▸ **SET TASK**:
Tell how many lines have the string "with" in them, and write nothing besides the number.

▸ **INFORMATION SUPPLIED**:
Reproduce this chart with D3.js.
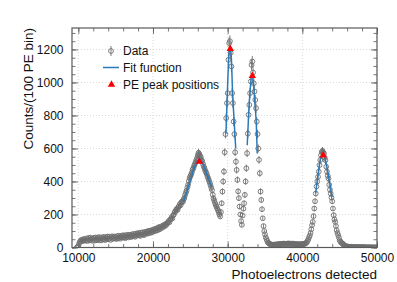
<!DOCTYPE html>
<html>
<head>
<meta charset="utf-8">
<script src="https://cdn.jsdelivr.net/npm/d3@7"></script>
<style>
  body { margin: 0; background: #fff; }
  text { font-family: "Liberation Sans", Arial, Helvetica, sans-serif; fill: #111; }
</style>
</head>
<body>
<script>
// histogram: 100 PE bins starting at 9800
const binLow = 9800;
const binWidth = 100;
const counts = [
  0, 3,
  10, 24, 34, 40, 46, 38, 49, 41, 52, 42,
  44, 55, 39, 50, 58, 43, 60, 45, 54, 40,
  52, 59, 42, 61, 48, 44, 60, 49, 63, 43,
  57, 44, 62, 49, 64, 51, 45, 63, 52, 66,
  50, 66, 54, 46, 63, 68, 52, 58, 67, 55,
  64, 51, 69, 56, 71, 59, 53, 70, 60, 73,
  60, 74, 62, 56, 75, 64, 77, 61, 76, 65,
  76, 64, 80, 68, 82, 71, 65, 84, 72, 86,
  74, 88, 76, 70, 90, 78, 92, 80, 75, 94,
  83, 96, 84, 99, 86, 101, 89, 103, 91, 106,
  96, 109, 98, 113, 102, 116, 104, 120, 124, 110,
  118, 127, 119, 133, 125, 137, 130, 143, 137, 149,
  150, 161, 153, 169, 172, 185, 176, 195, 200, 214,
  218, 229, 234, 228, 246, 250, 264, 256, 274, 280,
  276, 292, 300, 318, 332, 345, 364, 380, 402, 420,
  432, 442, 455, 472, 480, 494, 505, 517, 530, 542,
  560, 574, 566, 555, 548, 530, 522, 505, 490, 478,
  465, 455, 445, 430, 418, 405, 392, 378, 362, 348,
  320, 298, 285, 270, 258, 248, 236, 226, 214, 200,
  188, 215, 268, 339, 400, 460, 577, 687, 784, 875,
  935, 1137, 1238, 1250, 1180, 1097, 935, 875, 763, 687,
  577, 520, 470, 410, 340, 299, 248, 200, 160, 137,
  194, 235, 268, 319, 400, 480, 571, 690, 804, 864,
  935, 1006, 1106, 1127, 1060, 995, 945, 894, 844, 763,
  687, 600, 531, 450, 339, 288, 232, 177, 130, 100,
  80, 62, 50, 40, 30, 26, 22, 20, 18, 18,
  16, 17, 15, 18, 16, 19, 17, 20, 18, 21,
  19, 22, 20, 23, 21, 24, 22, 20, 23, 21,
  24, 22, 25, 21, 23, 20, 22, 24, 21, 19,
  22, 20, 18, 21, 19, 17, 20, 18, 21, 19,
  20, 19, 21, 22, 24, 27, 32, 40, 50, 62,
  72, 88, 110, 135, 155, 190, 236, 280, 327, 370,
  400, 428, 460, 499, 530, 559, 579, 585, 575, 570,
  545, 529, 489, 460, 435, 418, 380, 350, 327, 303,
  280, 236, 196, 170, 155, 130, 105, 88, 75, 60,
  44, 36, 30, 26, 24, 18, 14, 10, 8, 7,
  6, 5, 5, 4, 4, 3, 4, 3, 3, 2,
  3, 2, 2, 3, 2, 2, 1, 2, 2, 1,
  2, 1, 1, 2, 1, 1, 1, 1, 0, 1,
  1, 0, 1, 1, 0, 0, 1, 0, 0, 1
];

// fit curves: [PE, counts]
const fitPeak1 = [[24100, 280], [24600, 345], [25100, 420], [25600, 490], [26000, 528], [26250, 537], [26500, 525], [27000, 470], [27500, 410], [27850, 370]];
const fitPeak2 = [[29770, 690], [29950, 930], [30150, 1150], [30330, 1210], [30480, 1160], [30650, 950], [30900, 740], [31080, 600]];
const fitPeak3 = [[32620, 620], [32800, 800], [33000, 950], [33270, 1050], [33450, 990], [33650, 870], [33850, 730], [33960, 570]];
const fitPeak4 = [[41780, 330], [42100, 440], [42400, 530], [42800, 566], [43200, 510], [43600, 410], [44000, 305]];
const fits = [fitPeak1, fitPeak2, fitPeak3, fitPeak4];

const peakPositions = [[26200, 520], [30350, 1204], [33300, 1040], [42800, 559]];

const xTicks = [10000, 20000, 30000, 40000, 50000];
const xMinorTicks = d3.range(10000, 50001, 2000);
const yTicks = [0, 200, 400, 600, 800, 1000, 1200];
const yMinorTicks = d3.range(0, 1301, 50);

const W = 397, H = 282;
const pLeft = 72, pRight = 377, pTop = 28, pBottom = 247.5;

const svg = d3.select('body').append('svg')
    .attr('width', W)
    .attr('height', H);

const x = d3.scaleLinear().domain([9150, 50000]).range([pLeft, pRight]);
const y = d3.scaleLinear().domain([0, 1330]).range([pBottom, pTop]);

svg.append('clipPath').attr('id', 'plot')
  .append('rect')
    .attr('x', pLeft).attr('y', pTop)
    .attr('width', pRight - pLeft).attr('height', pBottom - pTop);

// grid
const grid = svg.append('g')
    .attr('stroke', '#cfcfcf')
    .attr('stroke-width', 0.8)
    .attr('stroke-dasharray', '1,2');
grid.selectAll('.gx').data(xTicks).join('line')
    .attr('x1', d => x(d)).attr('x2', d => x(d))
    .attr('y1', pTop).attr('y2', pBottom);
grid.selectAll('.gy').data(yTicks.slice(1)).join('line')
    .attr('x1', pLeft).attr('x2', pRight)
    .attr('y1', d => y(d)).attr('y2', d => y(d));

// axes, ticks inward on all four sides
function styleAxis(g) {
  g.select('.domain').remove();
  g.selectAll('.tick line').attr('stroke', '#555').attr('stroke-width', 0.8);
  g.selectAll('.tick text').style('font-size', '12px').attr('fill', '#111');
}

svg.append('g').attr('transform', `translate(0,${pBottom})`)
    .call(d3.axisBottom(x).tickValues(xMinorTicks).tickSize(-3.5).tickFormat(''))
    .call(styleAxis);
svg.append('g').attr('transform', `translate(0,${pBottom})`)
    .call(d3.axisBottom(x).tickValues(xTicks).tickSize(-6).tickPadding(6).tickFormat(d3.format('d')))
    .call(styleAxis);
svg.append('g').attr('transform', `translate(0,${pTop})`)
    .call(d3.axisTop(x).tickValues(xMinorTicks).tickSize(-3.5).tickFormat(''))
    .call(styleAxis);
svg.append('g').attr('transform', `translate(0,${pTop})`)
    .call(d3.axisTop(x).tickValues(xTicks).tickSize(-6).tickFormat(''))
    .call(styleAxis);
svg.append('g').attr('transform', `translate(${pLeft},0)`)
    .call(d3.axisLeft(y).tickValues(yMinorTicks).tickSize(-3.5).tickFormat(''))
    .call(styleAxis);
svg.append('g').attr('transform', `translate(${pLeft},0)`)
    .call(d3.axisLeft(y).tickValues(yTicks).tickSize(-6).tickPadding(8.5).tickFormat(d3.format('d')))
    .call(styleAxis);
svg.append('g').attr('transform', `translate(${pRight},0)`)
    .call(d3.axisRight(y).tickValues(yMinorTicks).tickSize(-3.5).tickFormat(''))
    .call(styleAxis);
svg.append('g').attr('transform', `translate(${pRight},0)`)
    .call(d3.axisRight(y).tickValues(yTicks).tickSize(-6).tickFormat(''))
    .call(styleAxis);

// data points with sqrt(N) error bars
const bins = counts.map((c, i) => ({ pe: binLow + i * binWidth, c: c }));
const plot = svg.append('g').attr('clip-path', 'url(#plot)');
const dataColor = '#6e6e6e';

plot.append('g').attr('stroke', dataColor).attr('stroke-width', 0.9)
  .selectAll('line').data(bins.filter(d => d.c > 0)).join('line')
    .attr('x1', d => x(d.pe)).attr('x2', d => x(d.pe))
    .attr('y1', d => y(d.c - Math.sqrt(d.c)))
    .attr('y2', d => y(d.c + Math.sqrt(d.c)));

plot.append('g')
  .selectAll('circle').data(bins).join('circle')
    .attr('cx', d => x(d.pe))
    .attr('cy', d => y(d.c))
    .attr('r', 2.4)
    .attr('fill', 'none')
    .attr('stroke', dataColor)
    .attr('stroke-width', 0.9);

// fit function
const line = d3.line().x(d => x(d[0])).y(d => y(d[1])).curve(d3.curveMonotoneX);
plot.append('g').selectAll('path').data(fits).join('path')
    .attr('d', line)
    .attr('fill', 'none')
    .attr('stroke', '#2a7ab9')
    .attr('stroke-width', 1.5);

// PE peak positions
const tri = d3.symbol(d3.symbolTriangle).size(24);
plot.append('g').selectAll('path').data(peakPositions).join('path')
    .attr('d', tri)
    .attr('transform', d => `translate(${x(d[0])},${y(d[1])})`)
    .attr('fill', '#ff0000');

// frame
svg.append('rect')
    .attr('x', pLeft).attr('y', pTop)
    .attr('width', pRight - pLeft).attr('height', pBottom - pTop)
    .attr('fill', 'none')
    .attr('stroke', '#5a5a5a')
    .attr('stroke-width', 1.2);

// legend
const legend = svg.append('g');
legend.append('line')
    .attr('x1', 111).attr('x2', 111).attr('y1', 46).attr('y2', 56)
    .attr('stroke', dataColor).attr('stroke-width', 0.9);
legend.append('circle')
    .attr('cx', 111).attr('cy', 51).attr('r', 2.4)
    .attr('fill', 'none').attr('stroke', dataColor).attr('stroke-width', 0.9);
legend.append('text').attr('x', 123).attr('y', 54.5).style('font-size', '12px').text('Data');

legend.append('line')
    .attr('x1', 103).attr('x2', 119).attr('y1', 67.5).attr('y2', 67.5)
    .attr('stroke', '#2a7ab9').attr('stroke-width', 1.5);
legend.append('text').attr('x', 123).attr('y', 71.5).style('font-size', '12px').text('Fit function');

legend.append('path')
    .attr('d', tri)
    .attr('transform', 'translate(111.5,84.5)')
    .attr('fill', '#ff0000');
legend.append('text').attr('x', 123).attr('y', 88.5).style('font-size', '12px').text('PE peak positions');

// axis titles
svg.append('text')
    .attr('x', pRight).attr('y', 279)
    .attr('text-anchor', 'end')
    .style('font-size', '13.5px')
    .text('Photoelectrons detected');

svg.append('text')
    .attr('transform', `translate(33,${pTop}) rotate(-90)`)
    .attr('text-anchor', 'end')
    .style('font-size', '13.5px')
    .text('Counts/(100 PE bin)');
</script>
</body>
</html>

▸ **SOLUTION BELOW**:
2